It looks like Swatch has eaten Tiffany’s breakfast.
On Dec. 21, a Dutch arbitration panel delivered a big victory for Swatch, with Tiffany now forced to pay the timepiece giant $449.5 million (CHF 402.7 million) plus interest, in a case stemming from the two companies’ failed joint watch venture.
The panel also dismissed a Tiffany counterclaim. However, Tiffany prevailed on the method of calculating damages, with the total resulting in only 8.8 percent of what Swatch requested.
Tiffany is also required to pay two-thirds of the cost of the arbitration, which comes to approximately $800,000, as well as two-thirds of legal fees, which comes out to $8.8 million.

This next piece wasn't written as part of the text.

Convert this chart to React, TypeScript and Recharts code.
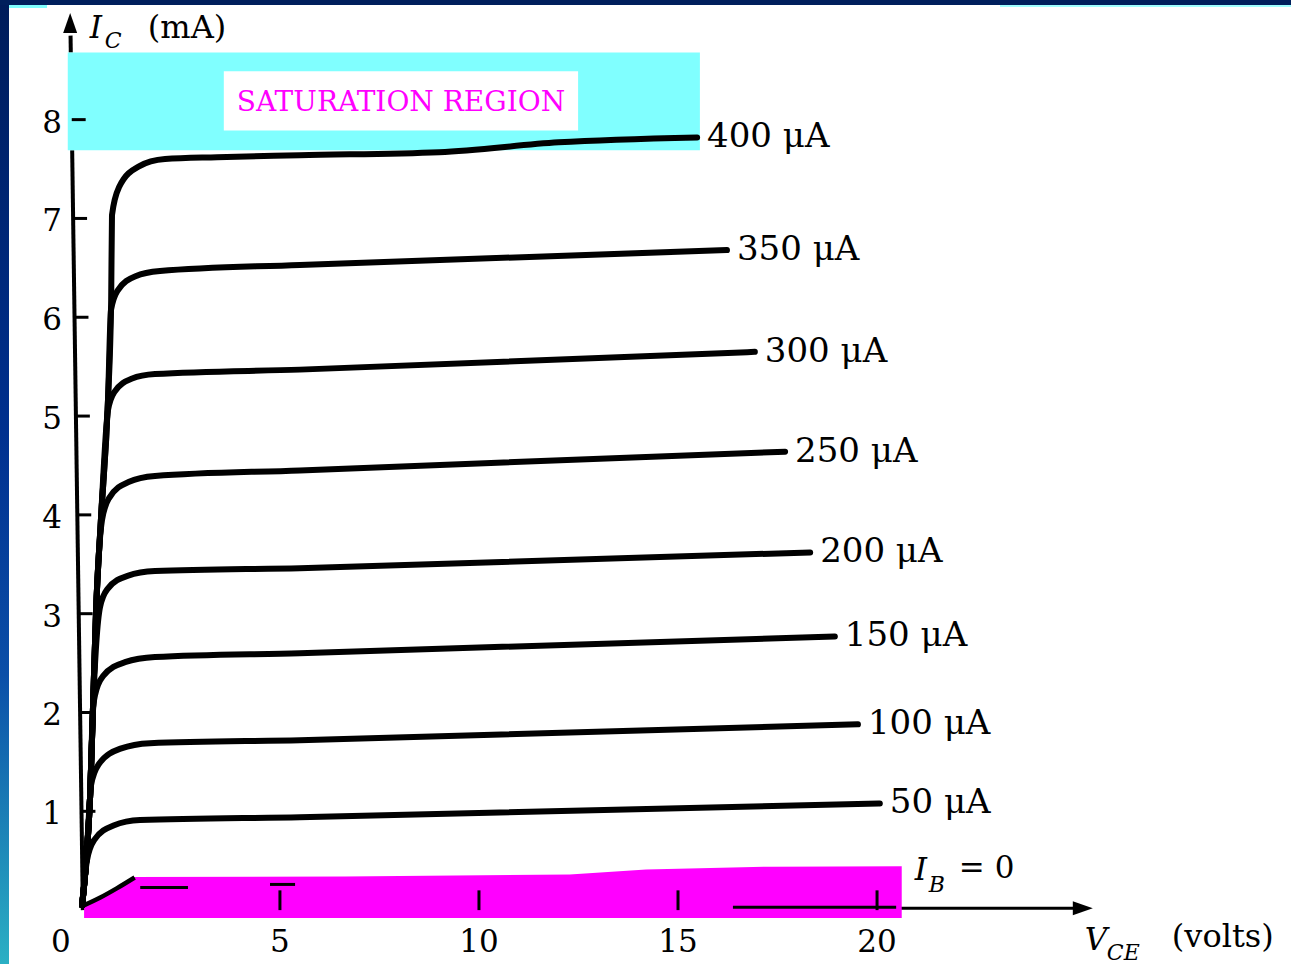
import React from 'react';
import {
  ComposedChart,
  Line,
  Area,
  XAxis,
  YAxis,
  ReferenceLine,
  ReferenceArea,
  ReferenceDot,
} from 'recharts';

const SERIF = '"DejaVu Serif", "Liberation Serif", serif';

// ---- axes (V_CE in volts, I_C in mA) ----
const xTicks = [0, 5, 10, 15, 20];
const yTicks = [1, 2, 3, 4, 5, 6, 7, 8];
const xDomain = [-0.5, 25.4];
const yDomain = [-0.1, 9.15];

// ---- collector characteristic curves: [V_CE, I_C] ----
const ib0 = [[0.03, 0.04], [0.5, 0.13], [0.9, 0.22], [1.35, 0.33]];
const ib50 = [[0.03, 0.05], [0.153, 0.506], [0.332, 0.709], [0.819, 0.856], [1.485, 0.911], [5.5, 0.94], [20.07, 1.08]];
const ib100 = [[0.03, 0.05], [0.13, 0.48], [0.23, 1.14], [0.254, 1.265], [0.452, 1.478], [0.995, 1.634], [1.736, 1.69], [5.5, 1.72], [19.52, 1.88]];
const ib150 = [[0.03, 0.05], [0.13, 0.48], [0.23, 1.14], [0.3, 2.0], [0.354, 2.176], [0.555, 2.368], [1.108, 2.509], [1.861, 2.561], [5.5, 2.6], [18.94, 2.77]];
const ib200 = [[0.03, 0.05], [0.13, 0.48], [0.23, 1.14], [0.3, 2.0], [0.48, 3.067], [0.666, 3.249], [1.171, 3.383], [1.861, 3.431], [5.5, 3.46], [18.32, 3.62]];
const ib250 = [[0.03, 0.05], [0.13, 0.48], [0.23, 1.14], [0.3, 2.0], [0.38, 3.02], [0.53, 3.947], [0.708, 4.17], [1.196, 4.333], [1.861, 4.393], [5.5, 4.45], [17.69, 4.64]];
const ib300 = [[0.03, 0.05], [0.13, 0.48], [0.23, 1.14], [0.3, 2.0], [0.38, 3.02], [0.5, 3.93], [0.681, 5.061], [0.839, 5.243], [1.271, 5.377], [1.861, 5.425], [5.5, 5.47], [16.93, 5.65]];
const ib350 = [[0.03, 0.05], [0.13, 0.48], [0.23, 1.14], [0.3, 2.0], [0.38, 3.02], [0.5, 3.93], [0.68, 5.16], [0.756, 6.073], [0.922, 6.27], [1.372, 6.415], [1.987, 6.467], [5.5, 6.53], [16.23, 6.68]];
const ib400 = [[0.03, 0.05], [0.13, 0.48], [0.23, 1.14], [0.3, 2.0], [0.38, 3.02], [0.5, 3.93], [0.68, 5.16], [0.76, 6.17], [0.781, 7.034], [0.96, 7.318], [1.447, 7.525], [2.113, 7.601], [3.42, 7.62], [5.5, 7.64], [9.0, 7.67], [12.0, 7.77], [15.48, 7.82]];

const curveNames = ['50 μA', '100 μA', '150 μA', '200 μA', '250 μA', '300 μA', '350 μA', '400 μA'];
const curveValues = [ib50, ib100, ib150, ib200, ib250, ib300, ib350, ib400];

// ---- highlighted regions ----
const cutoffTop = [[0.08, 0.03], [0.5, 0.13], [0.9, 0.22], [1.31, 0.334], [6.63, 0.34], [12.28, 0.36], [14.2, 0.41], [17.35, 0.44], [20.62, 0.445]];
const cutoffBase = -0.08;
const saturationBox = { v1: -0.33, v2: 15.55, i1: 7.69, i2: 8.68 };
const saturationLabelBox = { v1: 3.59, v2: 12.49, i1: 7.89, i2: 8.49 };

// ---- axis lines (y axis slightly tilted as scanned) ----
const yAxisBottom = [0.05, 0];
const yAxisTop = [-0.26, 8.85];
const yAxisVisibleSpans = [[0, 7.69], [8.68, 8.85]];
const yAxisTip = [-0.27, 9.08];
const xAxisLine = [[0, 0.02], [25.0, 0.02]];
const xAxisTip = [25.42, 0.02];
const tickLen = 0.35;
const xTickHeight = 0.2;
// leftover marks printed over the cut-off band: [v1, v2, i]
const cutoffMarks = [[16.38, 20.48, 0.03], [1.49, 2.69, 0.23], [4.75, 5.38, 0.26]];

const toPts = (arr: number[][]) => arr.map(([v, i]) => ({ v, i }));
const yAxisXAt = (i: number) =>
  yAxisBottom[0] + ((yAxisTop[0] - yAxisBottom[0]) * (i - yAxisBottom[1])) / (yAxisTop[1] - yAxisBottom[1]);

const txt = { fontFamily: SERIF, fill: '#000' } as const;

const XTick = (props: any) => {
  const { x, y, payload } = props;
  const dx = payload.value === 0 ? -20 : 0;
  return (
    <text x={x + dx} y={y + 21} textAnchor="middle" dominantBaseline="central" fontSize={31} {...txt}>
      {payload.value}
    </text>
  );
};

const YTick = (props: any) => {
  const { x, y, payload } = props;
  return (
    <text x={x + 1} y={y + 2} textAnchor="end" dominantBaseline="central" fontSize={31} {...txt}>
      {payload.value}
    </text>
  );
};

export default function App() {
  const curves = curveValues.map((vals, k) => ({ name: curveNames[k], data: toPts(vals) }));
  return (
    <div style={{ position: 'absolute', left: 0, top: 0, width: 1291, height: 964, background: '#ffffff', overflow: 'hidden' }}>
      <div style={{ position: 'absolute', left: 0, top: 0 }}>
        <ComposedChart width={1291} height={964} margin={{ top: 6, right: 199, bottom: 0, left: 0 }}>
          <XAxis
            dataKey="v"
            type="number"
            domain={xDomain}
            ticks={xTicks}
            interval={0}
            allowDataOverflow
            axisLine={false}
            tickLine={false}
            tickSize={0}
            tickMargin={0}
            height={44}
            tick={<XTick />}
          />
          <YAxis
            type="number"
            domain={yDomain}
            ticks={yTicks}
            interval={0}
            allowDataOverflow
            axisLine={false}
            tickLine={false}
            tickSize={0}
            tickMargin={0}
            width={61}
            tick={<YTick />}
          />

          {/* axis lines */}
          {yAxisVisibleSpans.map(([a, b], k) => (
            <ReferenceLine
              key={'ya' + k}
              segment={[{ x: yAxisXAt(a), y: a }, { x: yAxisXAt(b), y: b }]}
              stroke="#000"
              strokeWidth={4}
              ifOverflow="visible"
              zIndex={50}
            />
          ))}
          <ReferenceLine
            segment={toPts(xAxisLine).map((p) => ({ x: p.v, y: p.i }))}
            stroke="#000"
            strokeWidth={3}
            ifOverflow="visible"
            zIndex={50}
          />

          {/* cut-off region */}
          <Area
            data={toPts(cutoffTop)}
            dataKey="i"
            type="linear"
            baseValue={cutoffBase}
            fill="#ff00ff"
            fillOpacity={1}
            stroke="none"
            isAnimationActive={false}
            zIndex={100}
          />
          {xTicks.filter((t) => t > 0).map((t) => (
            <ReferenceLine
              key={'xt' + t}
              segment={[{ x: t, y: 0 }, { x: t, y: xTickHeight }]}
              stroke="#000"
              strokeWidth={3}
              ifOverflow="visible"
              zIndex={150}
            />
          ))}
          {cutoffMarks.map(([v1, v2, i], k) => (
            <ReferenceLine
              key={'cm' + k}
              segment={[{ x: v1, y: i }, { x: v2, y: i }]}
              stroke="#000"
              strokeWidth={3}
              ifOverflow="visible"
              zIndex={150}
            />
          ))}

          {/* saturation region */}
          <ReferenceArea
            x1={saturationBox.v1}
            x2={saturationBox.v2}
            y1={saturationBox.i1}
            y2={saturationBox.i2}
            fill="#80ffff"
            fillOpacity={1}
            stroke="none"
            ifOverflow="visible"
            zIndex={200}
          />
          <ReferenceArea
            x1={saturationLabelBox.v1}
            x2={saturationLabelBox.v2}
            y1={saturationLabelBox.i1}
            y2={saturationLabelBox.i2}
            fill="#ffffff"
            fillOpacity={1}
            stroke="none"
            ifOverflow="visible"
            zIndex={210}
            label={{
              value: 'SATURATION REGION',
              position: 'center',
              fill: '#ff00ff',
              fontSize: 28,
              fontFamily: SERIF,
            }}
          />

          {/* y tick marks (inside the axis) */}
          {yTicks.map((t) => (
            <ReferenceLine
              key={'yt' + t}
              segment={[{ x: yAxisXAt(t), y: t }, { x: yAxisXAt(t) + tickLen, y: t }]}
              stroke="#000"
              strokeWidth={3}
              ifOverflow="visible"
              zIndex={250}
            />
          ))}

          {/* characteristic curves */}
          <Line
            data={toPts(ib0)}
            dataKey="i"
            type="monotone"
            stroke="#000"
            strokeWidth={4.5}
            dot={false}
            activeDot={false}
            isAnimationActive={false}
            zIndex={400}
          />
          {curves.map((c) => (
            <Line
              key={c.name}
              name={c.name}
              data={c.data}
              dataKey="i"
              type="monotone"
              stroke="#000"
              strokeWidth={6}
              strokeLinecap="round"
              strokeLinejoin="round"
              dot={false}
              activeDot={false}
              isAnimationActive={false}
              zIndex={400}
            />
          ))}

          {/* arrow heads */}
          <ReferenceDot
            x={yAxisTip[0]}
            y={yAxisTip[1]}
            r={1}
            ifOverflow="visible"
            zIndex={600}
            shape={(p: any) => (
              <polygon points={`${p.cx},${p.cy} ${p.cx - 7},${p.cy + 20} ${p.cx + 7},${p.cy + 20}`} fill="#000" />
            )}
          />
          <ReferenceDot
            x={xAxisTip[0]}
            y={xAxisTip[1]}
            r={1}
            ifOverflow="visible"
            zIndex={600}
            shape={(p: any) => (
              <polygon points={`${p.cx},${p.cy} ${p.cx - 20},${p.cy - 7} ${p.cx - 20},${p.cy + 7}`} fill="#000" />
            )}
          />

          {/* curve labels at the end of each curve */}
          {curves.map((c) => {
            const last = c.data[c.data.length - 1];
            return (
              <ReferenceDot
                key={'lb' + c.name}
                x={last.v}
                y={last.i}
                r={1}
                ifOverflow="visible"
                zIndex={700}
                shape={(p: any) => (
                  <text x={p.cx + 10} y={p.cy - 2} dominantBaseline="central" fontSize={34} {...txt}>
                    {c.name}
                  </text>
                )}
              />
            );
          })}

          {/* axis titles */}
          <ReferenceDot
            x={0.3}
            y={8.83}
            r={1}
            ifOverflow="visible"
            zIndex={700}
            shape={(p: any) => (
              <g>
                <text x={p.cx - 3} y={p.cy} fontSize={31} fontStyle="italic" {...txt}>I</text>
                <text x={p.cx + 12} y={p.cy + 10} fontSize={22} fontStyle="italic" {...txt}>C</text>
                <text x={p.cx + 55} y={p.cy} fontSize={32} {...txt}>(mA)</text>
              </g>
            )}
          />
          <ReferenceDot
            x={25.22}
            y={-0.4}
            r={1}
            ifOverflow="visible"
            zIndex={700}
            shape={(p: any) => (
              <g>
                <text x={p.cx} y={p.cy} fontSize={31} fontStyle="italic" {...txt}>V</text>
                <text x={p.cx + 22} y={p.cy + 10} fontSize={22} fontStyle="italic" {...txt}>CE</text>
                <text x={p.cx + 87} y={p.cy - 3} fontSize={32} {...txt}>(volts)</text>
              </g>
            )}
          />
          <ReferenceDot
            x={20.95}
            y={0.3}
            r={1}
            ifOverflow="visible"
            zIndex={700}
            shape={(p: any) => (
              <g>
                <text x={p.cx} y={p.cy} fontSize={31} fontStyle="italic" {...txt}>I</text>
                <text x={p.cx + 14} y={p.cy + 12} fontSize={22} fontStyle="italic" {...txt}>B</text>
                <text x={p.cx + 44} y={p.cy - 2} fontSize={31} {...txt}>= 0</text>
              </g>
            )}
          />
        </ComposedChart>
      </div>

      {/* slide frame */}
      <div style={{ position: 'absolute', left: 0, top: 0, width: 9, height: 964, background: 'linear-gradient(to bottom, #001c5a 0%, #00308f 45%, #0b4fa8 70%, #2bb0c4 100%)' }} />
      <div style={{ position: 'absolute', left: 0, top: 0, width: 1291, height: 5, background: '#001f5c' }} />
      <div style={{ position: 'absolute', left: 9, top: 5, width: 38, height: 3, background: '#80ffff' }} />
      <div style={{ position: 'absolute', left: 1000, top: 5, width: 291, height: 2, background: '#a0ffff' }} />
    </div>
  );
}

Michael J. Kowalski, chairman and chief executive officer, said in a statement that he was “shocked and extremely disappointed” by the judgment. The company has previously called a Swatch victory “not probable” in SEC filings.
“We firmly believe the panel’s ruling is not supported by the facts of this case or the various agreements between the Swatch parties and the Tiffany parties,” Kowalski said, adding the company was “reviewing our options with our legal counsel.”

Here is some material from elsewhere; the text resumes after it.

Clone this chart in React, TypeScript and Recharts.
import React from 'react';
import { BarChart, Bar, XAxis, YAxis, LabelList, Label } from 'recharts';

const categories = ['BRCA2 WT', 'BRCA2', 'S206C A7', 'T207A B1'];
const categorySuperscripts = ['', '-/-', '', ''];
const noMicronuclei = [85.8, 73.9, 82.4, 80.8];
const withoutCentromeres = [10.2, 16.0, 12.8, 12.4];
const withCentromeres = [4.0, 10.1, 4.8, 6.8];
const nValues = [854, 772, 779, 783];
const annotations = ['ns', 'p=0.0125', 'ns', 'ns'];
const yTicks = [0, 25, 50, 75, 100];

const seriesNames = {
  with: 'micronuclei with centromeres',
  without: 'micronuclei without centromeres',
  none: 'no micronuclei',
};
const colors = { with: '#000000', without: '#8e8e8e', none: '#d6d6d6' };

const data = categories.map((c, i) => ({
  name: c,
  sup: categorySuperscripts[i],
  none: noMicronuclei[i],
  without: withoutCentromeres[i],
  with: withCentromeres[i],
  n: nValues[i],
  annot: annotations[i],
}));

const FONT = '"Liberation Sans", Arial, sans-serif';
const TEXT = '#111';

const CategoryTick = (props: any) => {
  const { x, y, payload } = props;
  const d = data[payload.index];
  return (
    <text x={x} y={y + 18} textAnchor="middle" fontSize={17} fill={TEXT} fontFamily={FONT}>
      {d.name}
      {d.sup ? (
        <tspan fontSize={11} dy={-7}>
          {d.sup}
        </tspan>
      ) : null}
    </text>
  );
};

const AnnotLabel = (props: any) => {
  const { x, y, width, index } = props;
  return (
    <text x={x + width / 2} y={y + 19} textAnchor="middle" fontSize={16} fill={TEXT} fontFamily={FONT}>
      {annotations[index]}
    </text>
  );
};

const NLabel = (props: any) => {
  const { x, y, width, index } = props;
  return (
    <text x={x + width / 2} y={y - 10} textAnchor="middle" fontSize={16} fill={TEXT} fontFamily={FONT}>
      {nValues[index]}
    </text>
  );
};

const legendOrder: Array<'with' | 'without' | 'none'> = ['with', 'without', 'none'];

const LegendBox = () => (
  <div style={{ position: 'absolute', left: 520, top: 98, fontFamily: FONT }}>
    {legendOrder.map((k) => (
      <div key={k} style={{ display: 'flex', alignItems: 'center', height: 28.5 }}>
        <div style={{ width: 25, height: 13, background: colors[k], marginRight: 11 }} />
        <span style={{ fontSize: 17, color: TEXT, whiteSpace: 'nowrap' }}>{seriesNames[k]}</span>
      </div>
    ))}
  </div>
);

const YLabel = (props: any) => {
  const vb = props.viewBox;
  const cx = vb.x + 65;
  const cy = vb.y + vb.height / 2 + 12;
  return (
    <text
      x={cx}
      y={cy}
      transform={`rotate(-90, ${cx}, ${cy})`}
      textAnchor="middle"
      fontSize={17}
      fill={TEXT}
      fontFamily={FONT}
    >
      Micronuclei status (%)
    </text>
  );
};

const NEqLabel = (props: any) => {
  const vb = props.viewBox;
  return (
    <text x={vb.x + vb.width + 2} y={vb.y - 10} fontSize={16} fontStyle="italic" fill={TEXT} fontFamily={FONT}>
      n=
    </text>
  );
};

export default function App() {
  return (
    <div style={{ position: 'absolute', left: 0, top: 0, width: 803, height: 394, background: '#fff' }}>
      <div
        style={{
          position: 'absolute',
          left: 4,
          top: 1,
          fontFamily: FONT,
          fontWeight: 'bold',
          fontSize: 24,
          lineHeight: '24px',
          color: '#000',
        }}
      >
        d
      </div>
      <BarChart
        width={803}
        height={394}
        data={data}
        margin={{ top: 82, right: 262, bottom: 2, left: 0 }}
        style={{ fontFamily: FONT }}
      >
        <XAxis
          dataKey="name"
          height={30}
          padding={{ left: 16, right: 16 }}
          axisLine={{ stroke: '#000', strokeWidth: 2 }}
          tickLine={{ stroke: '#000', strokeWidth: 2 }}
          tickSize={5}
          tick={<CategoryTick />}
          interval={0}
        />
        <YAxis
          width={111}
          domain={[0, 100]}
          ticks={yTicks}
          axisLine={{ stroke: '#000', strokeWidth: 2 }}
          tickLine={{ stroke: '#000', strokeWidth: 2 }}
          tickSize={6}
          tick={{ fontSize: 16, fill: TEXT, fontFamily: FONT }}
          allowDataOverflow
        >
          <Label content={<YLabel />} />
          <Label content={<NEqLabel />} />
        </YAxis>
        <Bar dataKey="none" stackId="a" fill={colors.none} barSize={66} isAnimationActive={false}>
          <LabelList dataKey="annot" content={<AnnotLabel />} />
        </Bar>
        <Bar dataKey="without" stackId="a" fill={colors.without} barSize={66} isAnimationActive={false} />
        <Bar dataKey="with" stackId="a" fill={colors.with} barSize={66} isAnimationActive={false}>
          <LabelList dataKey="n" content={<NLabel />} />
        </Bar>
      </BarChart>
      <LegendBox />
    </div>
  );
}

Tiffany spokesman Mark Aaron told JCK he “could not expand” on what those options might be.
Kowalski stressed the company has “sufficient financial resources to pay the full amount” and that it won’t impact its “ability to realize our existing business plans in the short or long term.”

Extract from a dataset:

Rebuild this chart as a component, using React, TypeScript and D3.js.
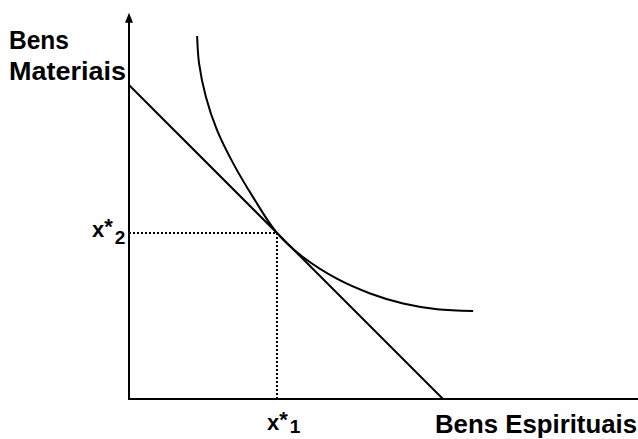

Still, the loss caused Tiffany to reduce its fiscal-year guidance, to $2.30 to $2.35 a share, from the previously announced $3.65 to $3.75.
The arbitration also formally canceled the Swatch-Tiffany agreement, but Tiffany says it still plans to manufacture Tiffany & Co. watches.
Swatch and Tiffany first struck their deal in 2007, which was supposed to be a 20-year agreement for Swatch to manufacture Tiffany watches.
The Tiffany brand will become “one of the most important watchmakers in the world in the next five to ten years,” declared Nicolas G. Hayek, Sr., Swatch Group chairman and co-founder, at the time.
But four years later, the venture came to a bitter end. Swatch complained of Tiffany’s “systematic efforts to block and delay development of the business,” while Tiffany retorted that “Swatch has failed to provide appropriate distribution for Tiffany & Co. brand watches, with the result that our current business forecasts do not include any meaningful increase in watch sales or royalty income.”
Later that year, Swatch took Tiffany to the arbitration court, and Tiffany launched a counterclaim.